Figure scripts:
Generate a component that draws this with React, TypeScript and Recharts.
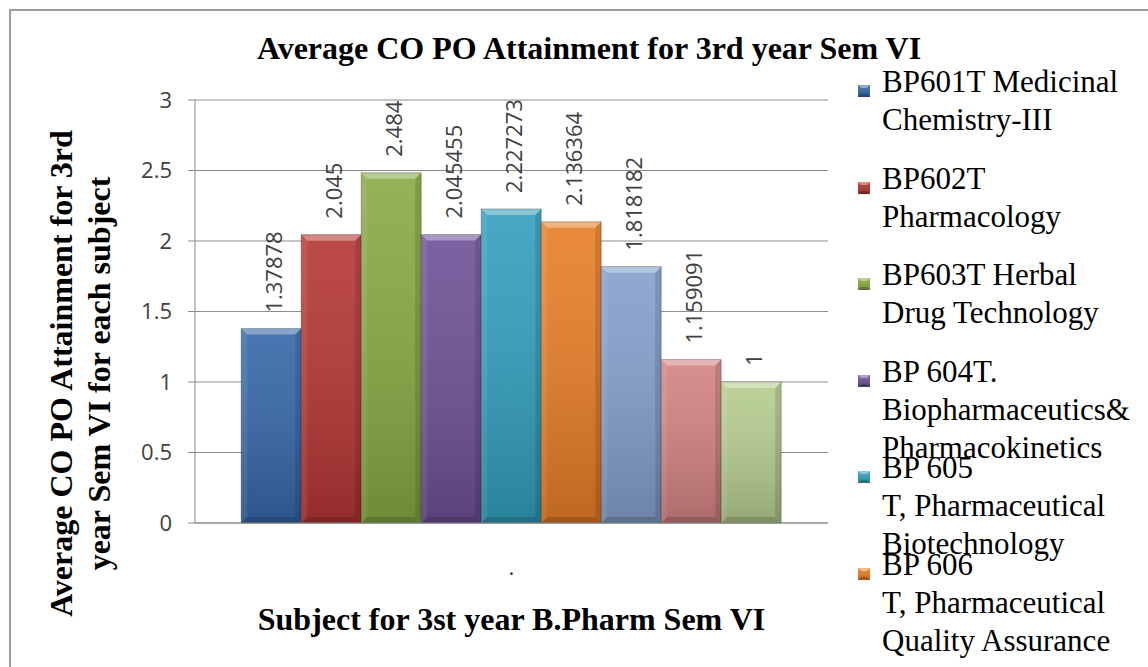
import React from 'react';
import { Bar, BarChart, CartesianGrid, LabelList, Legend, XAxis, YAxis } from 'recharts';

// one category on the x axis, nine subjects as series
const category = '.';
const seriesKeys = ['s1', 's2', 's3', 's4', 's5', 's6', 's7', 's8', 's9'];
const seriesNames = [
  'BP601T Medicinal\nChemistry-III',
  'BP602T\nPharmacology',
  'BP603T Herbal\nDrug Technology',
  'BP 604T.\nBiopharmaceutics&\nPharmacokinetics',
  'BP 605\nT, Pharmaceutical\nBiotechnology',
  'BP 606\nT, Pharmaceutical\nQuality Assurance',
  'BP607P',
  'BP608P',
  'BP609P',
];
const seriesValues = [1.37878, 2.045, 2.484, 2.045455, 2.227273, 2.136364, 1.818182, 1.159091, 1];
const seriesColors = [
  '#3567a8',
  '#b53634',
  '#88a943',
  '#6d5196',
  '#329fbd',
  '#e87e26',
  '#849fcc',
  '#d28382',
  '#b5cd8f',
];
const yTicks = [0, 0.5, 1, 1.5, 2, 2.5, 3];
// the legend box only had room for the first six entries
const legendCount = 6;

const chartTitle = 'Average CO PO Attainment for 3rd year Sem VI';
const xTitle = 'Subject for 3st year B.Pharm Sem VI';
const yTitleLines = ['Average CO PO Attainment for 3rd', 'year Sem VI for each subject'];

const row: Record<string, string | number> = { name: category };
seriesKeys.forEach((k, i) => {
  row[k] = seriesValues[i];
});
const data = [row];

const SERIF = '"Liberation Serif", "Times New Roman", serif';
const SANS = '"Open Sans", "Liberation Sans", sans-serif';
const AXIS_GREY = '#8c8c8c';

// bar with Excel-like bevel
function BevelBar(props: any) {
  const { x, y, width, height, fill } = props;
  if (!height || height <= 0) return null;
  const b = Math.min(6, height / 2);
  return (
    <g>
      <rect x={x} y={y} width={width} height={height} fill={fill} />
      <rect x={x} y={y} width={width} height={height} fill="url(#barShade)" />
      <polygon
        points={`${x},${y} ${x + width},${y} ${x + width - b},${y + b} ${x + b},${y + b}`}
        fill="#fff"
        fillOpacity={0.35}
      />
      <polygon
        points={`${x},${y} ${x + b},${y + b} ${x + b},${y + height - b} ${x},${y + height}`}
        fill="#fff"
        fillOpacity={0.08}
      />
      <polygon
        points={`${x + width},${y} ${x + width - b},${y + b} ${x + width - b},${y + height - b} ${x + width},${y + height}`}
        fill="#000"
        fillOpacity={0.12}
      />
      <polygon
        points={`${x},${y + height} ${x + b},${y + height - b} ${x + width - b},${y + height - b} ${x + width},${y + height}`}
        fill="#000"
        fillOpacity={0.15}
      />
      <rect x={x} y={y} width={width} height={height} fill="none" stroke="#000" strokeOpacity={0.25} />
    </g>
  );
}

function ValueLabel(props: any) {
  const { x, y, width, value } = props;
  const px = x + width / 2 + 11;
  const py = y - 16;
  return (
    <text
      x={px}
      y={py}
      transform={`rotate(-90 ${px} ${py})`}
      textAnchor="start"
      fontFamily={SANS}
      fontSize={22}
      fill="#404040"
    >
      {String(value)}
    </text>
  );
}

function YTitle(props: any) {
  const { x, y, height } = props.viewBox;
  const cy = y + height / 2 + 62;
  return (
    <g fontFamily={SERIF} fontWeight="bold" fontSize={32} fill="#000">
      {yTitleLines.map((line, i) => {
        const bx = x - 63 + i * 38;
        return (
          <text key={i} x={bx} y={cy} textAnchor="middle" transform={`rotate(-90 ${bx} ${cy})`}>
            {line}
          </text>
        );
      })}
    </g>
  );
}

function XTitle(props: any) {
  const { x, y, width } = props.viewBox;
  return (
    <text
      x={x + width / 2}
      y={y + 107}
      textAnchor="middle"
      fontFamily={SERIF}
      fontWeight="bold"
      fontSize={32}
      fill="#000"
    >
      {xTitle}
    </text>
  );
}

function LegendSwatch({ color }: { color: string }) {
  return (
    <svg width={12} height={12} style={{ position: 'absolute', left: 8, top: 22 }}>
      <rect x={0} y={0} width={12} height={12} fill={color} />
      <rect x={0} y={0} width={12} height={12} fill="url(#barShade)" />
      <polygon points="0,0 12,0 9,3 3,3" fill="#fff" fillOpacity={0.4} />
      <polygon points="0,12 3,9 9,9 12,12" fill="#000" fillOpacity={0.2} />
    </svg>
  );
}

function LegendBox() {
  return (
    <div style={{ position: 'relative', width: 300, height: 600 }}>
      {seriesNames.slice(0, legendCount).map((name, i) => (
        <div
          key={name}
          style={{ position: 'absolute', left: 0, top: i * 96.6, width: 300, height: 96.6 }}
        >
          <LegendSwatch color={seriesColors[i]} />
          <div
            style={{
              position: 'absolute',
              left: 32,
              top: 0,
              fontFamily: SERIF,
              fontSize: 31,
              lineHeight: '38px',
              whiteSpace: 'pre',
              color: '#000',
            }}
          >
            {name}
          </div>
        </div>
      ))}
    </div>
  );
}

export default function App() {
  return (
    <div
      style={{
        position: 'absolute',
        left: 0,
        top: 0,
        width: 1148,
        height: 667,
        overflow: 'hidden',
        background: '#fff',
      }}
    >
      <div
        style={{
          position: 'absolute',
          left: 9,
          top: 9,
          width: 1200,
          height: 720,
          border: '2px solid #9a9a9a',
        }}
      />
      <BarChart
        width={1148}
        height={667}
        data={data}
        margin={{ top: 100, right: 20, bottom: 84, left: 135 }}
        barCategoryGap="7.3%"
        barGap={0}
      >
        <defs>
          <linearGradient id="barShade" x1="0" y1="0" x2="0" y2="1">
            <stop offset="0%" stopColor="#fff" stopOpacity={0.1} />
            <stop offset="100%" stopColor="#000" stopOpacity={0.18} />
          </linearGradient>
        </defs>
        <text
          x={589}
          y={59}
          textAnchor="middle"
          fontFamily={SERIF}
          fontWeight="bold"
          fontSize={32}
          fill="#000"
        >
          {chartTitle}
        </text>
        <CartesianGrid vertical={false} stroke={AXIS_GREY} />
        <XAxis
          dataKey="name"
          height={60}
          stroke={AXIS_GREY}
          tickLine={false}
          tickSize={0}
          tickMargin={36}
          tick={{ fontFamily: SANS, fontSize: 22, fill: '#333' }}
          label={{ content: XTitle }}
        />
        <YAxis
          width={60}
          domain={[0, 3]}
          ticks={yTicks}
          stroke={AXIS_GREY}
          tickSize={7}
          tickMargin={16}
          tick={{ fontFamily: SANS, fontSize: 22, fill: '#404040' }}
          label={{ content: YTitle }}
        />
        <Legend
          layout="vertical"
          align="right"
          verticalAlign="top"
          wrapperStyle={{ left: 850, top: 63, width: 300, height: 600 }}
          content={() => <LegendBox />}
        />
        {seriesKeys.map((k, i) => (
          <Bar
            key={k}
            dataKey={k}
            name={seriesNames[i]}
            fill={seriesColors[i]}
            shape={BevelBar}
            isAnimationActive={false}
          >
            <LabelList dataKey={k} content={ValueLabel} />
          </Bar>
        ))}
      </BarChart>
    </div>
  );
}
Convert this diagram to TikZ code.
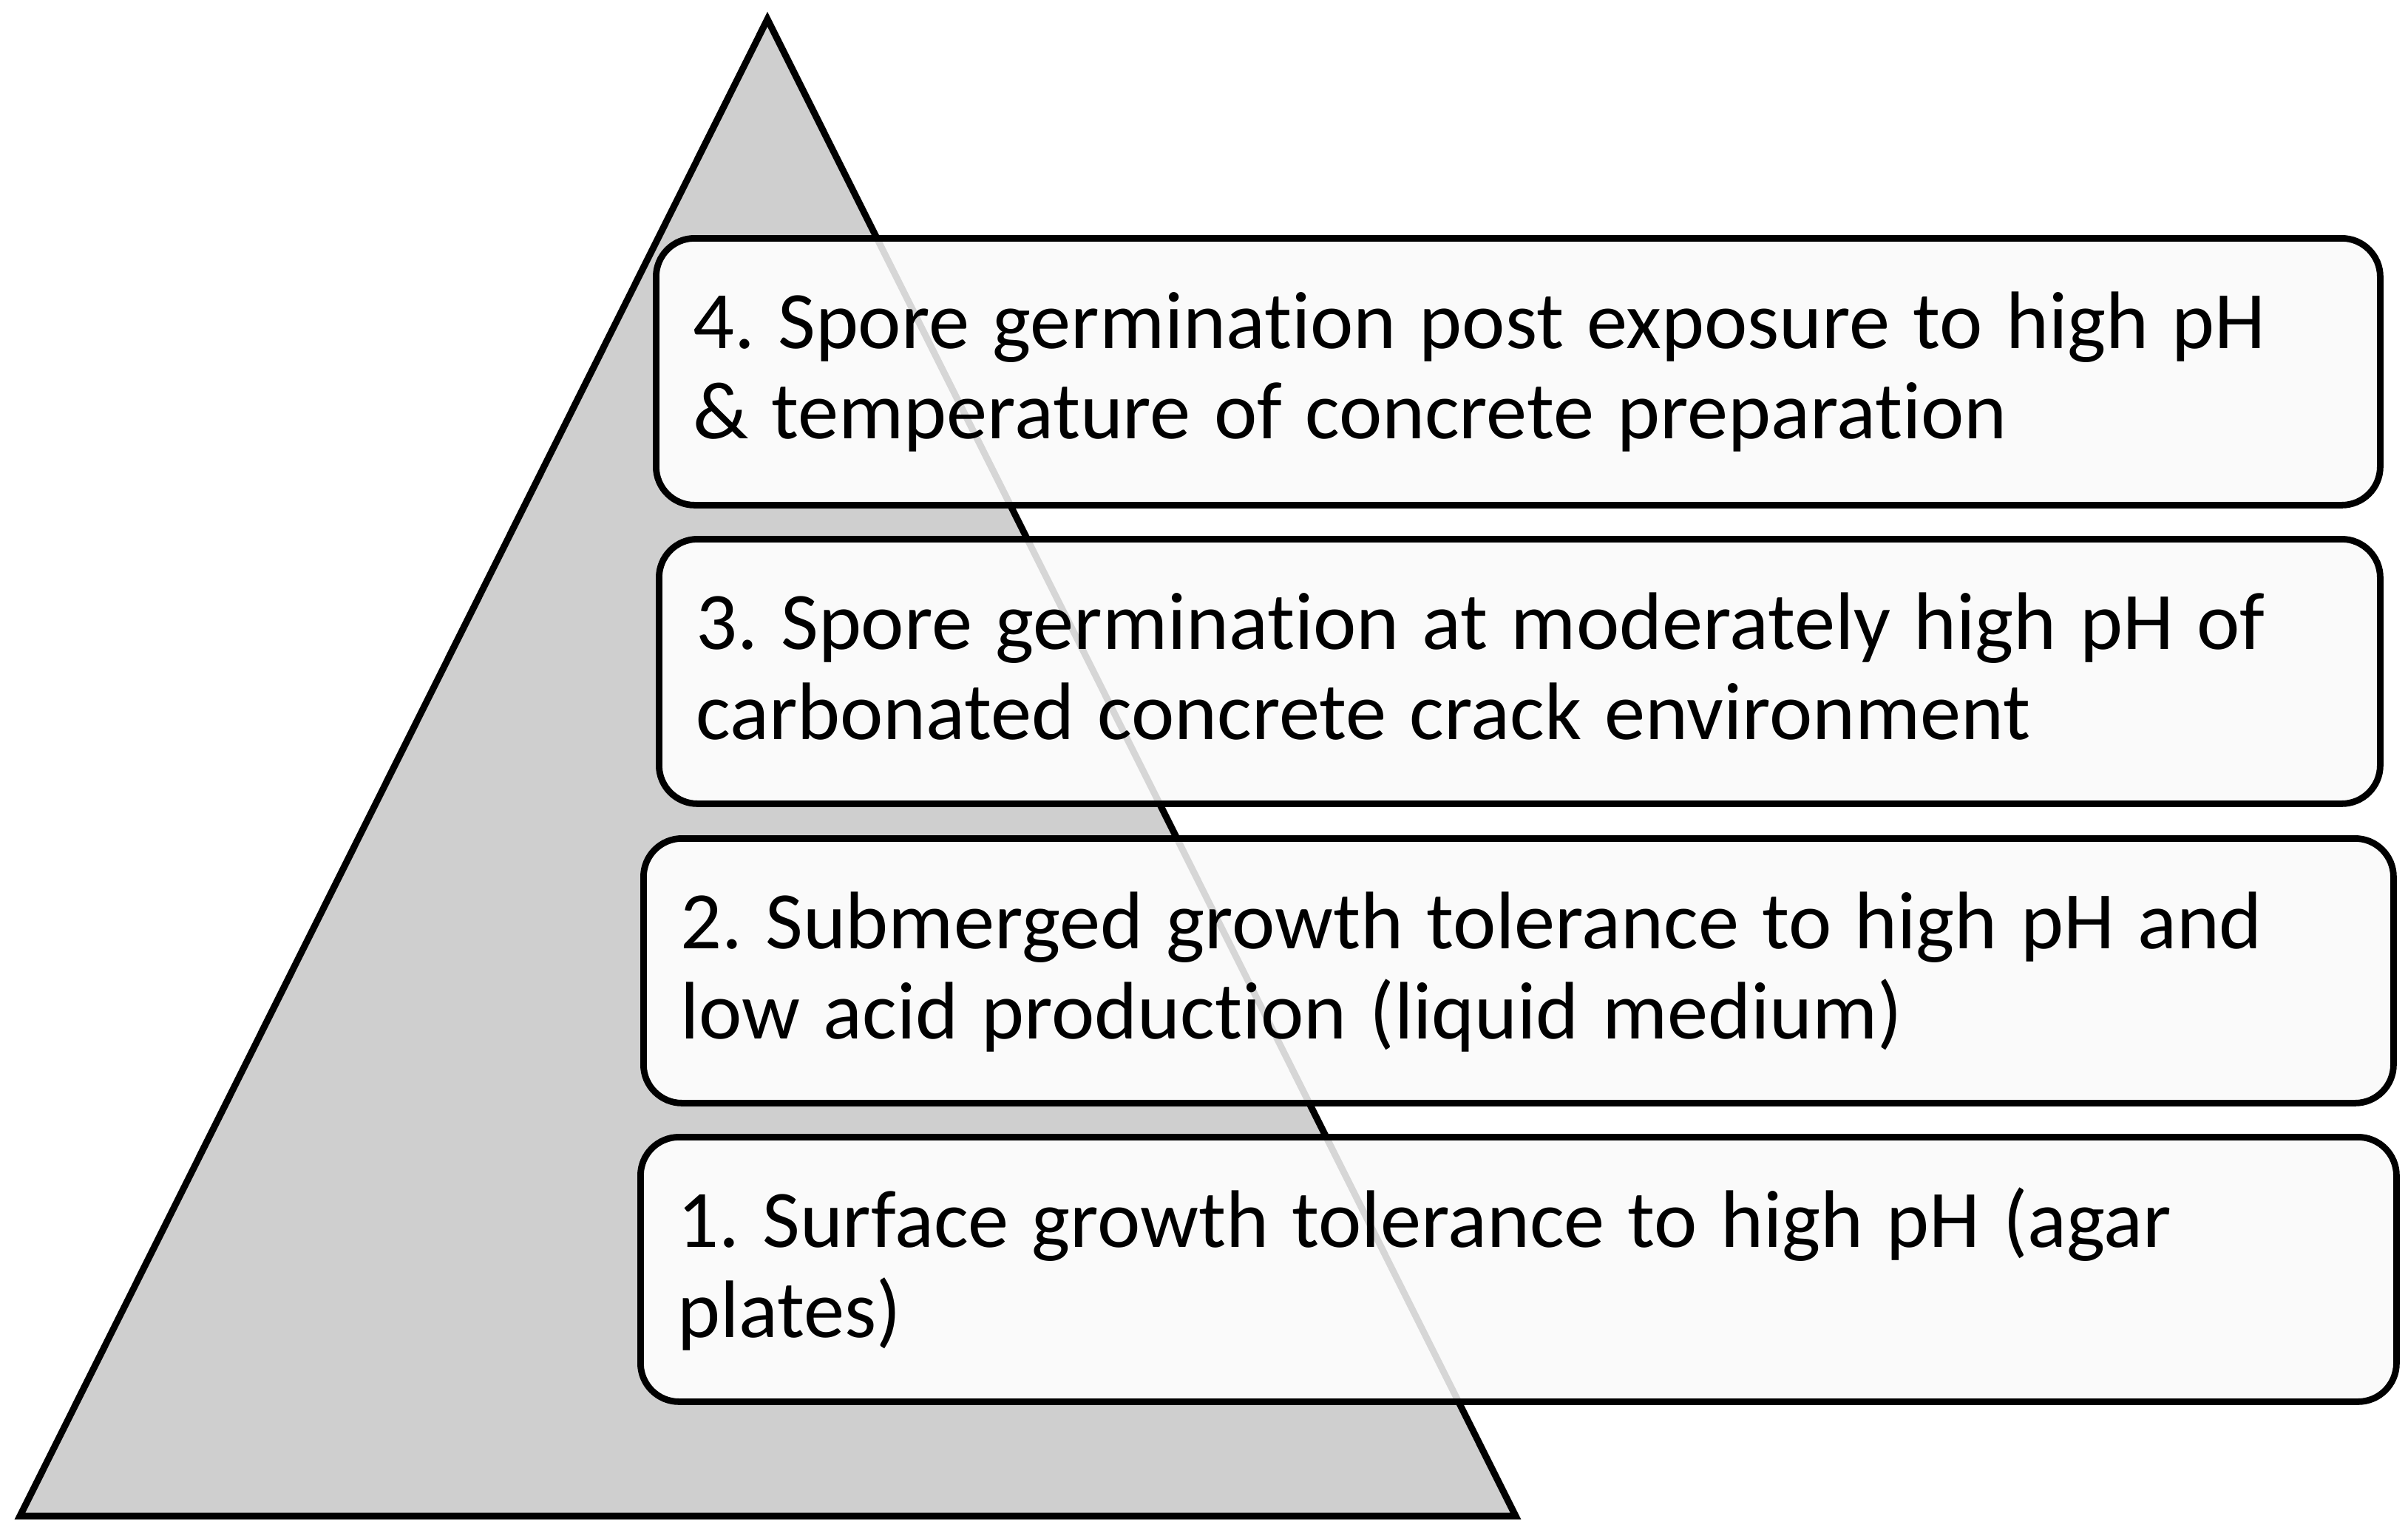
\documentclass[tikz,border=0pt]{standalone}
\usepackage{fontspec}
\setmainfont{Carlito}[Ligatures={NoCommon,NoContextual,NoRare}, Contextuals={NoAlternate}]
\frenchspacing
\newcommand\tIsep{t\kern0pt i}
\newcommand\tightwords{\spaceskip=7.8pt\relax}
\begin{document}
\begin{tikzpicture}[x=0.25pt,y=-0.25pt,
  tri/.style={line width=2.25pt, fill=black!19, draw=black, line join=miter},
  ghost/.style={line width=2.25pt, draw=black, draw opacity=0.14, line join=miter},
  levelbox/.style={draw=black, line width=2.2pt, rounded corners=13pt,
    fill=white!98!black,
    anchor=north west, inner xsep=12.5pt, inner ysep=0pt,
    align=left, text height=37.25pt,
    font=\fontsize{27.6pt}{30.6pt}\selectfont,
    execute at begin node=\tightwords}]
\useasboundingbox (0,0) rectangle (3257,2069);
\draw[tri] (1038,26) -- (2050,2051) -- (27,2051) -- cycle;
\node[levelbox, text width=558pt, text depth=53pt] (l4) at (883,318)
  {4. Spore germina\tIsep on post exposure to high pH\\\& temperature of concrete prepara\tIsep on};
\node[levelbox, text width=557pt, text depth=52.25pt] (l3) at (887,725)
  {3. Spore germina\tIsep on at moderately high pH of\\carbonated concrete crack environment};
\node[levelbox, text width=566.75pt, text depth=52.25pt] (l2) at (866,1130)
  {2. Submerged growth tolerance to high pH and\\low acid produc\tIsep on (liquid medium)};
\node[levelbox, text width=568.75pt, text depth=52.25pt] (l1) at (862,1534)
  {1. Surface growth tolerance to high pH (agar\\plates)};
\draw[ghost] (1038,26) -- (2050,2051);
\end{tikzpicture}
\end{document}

■ **Aim of the exercise**
Leave the pictures out, and restate exactly the lines from the start of the records through the one that contains "const AXIS_GREY = '#8c8c8c';".

■ **Finished task**
Generate a component that draws this with React, TypeScript and Recharts.
import React from 'react';
import { Bar, BarChart, CartesianGrid, LabelList, Legend, XAxis, YAxis } from 'recharts';

// one category on the x axis, nine subjects as series
const category = '.';
const seriesKeys = ['s1', 's2', 's3', 's4', 's5', 's6', 's7', 's8', 's9'];
const seriesNames = [
  'BP601T Medicinal\nChemistry-III',
  'BP602T\nPharmacology',
  'BP603T Herbal\nDrug Technology',
  'BP 604T.\nBiopharmaceutics&\nPharmacokinetics',
  'BP 605\nT, Pharmaceutical\nBiotechnology',
  'BP 606\nT, Pharmaceutical\nQuality Assurance',
  'BP607P',
  'BP608P',
  'BP609P',
];
const seriesValues = [1.37878, 2.045, 2.484, 2.045455, 2.227273, 2.136364, 1.818182, 1.159091, 1];
const seriesColors = [
  '#3567a8',
  '#b53634',
  '#88a943',
  '#6d5196',
  '#329fbd',
  '#e87e26',
  '#849fcc',
  '#d28382',
  '#b5cd8f',
];
const yTicks = [0, 0.5, 1, 1.5, 2, 2.5, 3];
// the legend box only had room for the first six entries
const legendCount = 6;

const chartTitle = 'Average CO PO Attainment for 3rd year Sem VI';
const xTitle = 'Subject for 3st year B.Pharm Sem VI';
const yTitleLines = ['Average CO PO Attainment for 3rd', 'year Sem VI for each subject'];

const row: Record<string, string | number> = { name: category };
seriesKeys.forEach((k, i) => {
  row[k] = seriesValues[i];
});
const data = [row];

const SERIF = '"Liberation Serif", "Times New Roman", serif';
const SANS = '"Open Sans", "Liberation Sans", sans-serif';
const AXIS_GREY = '#8c8c8c';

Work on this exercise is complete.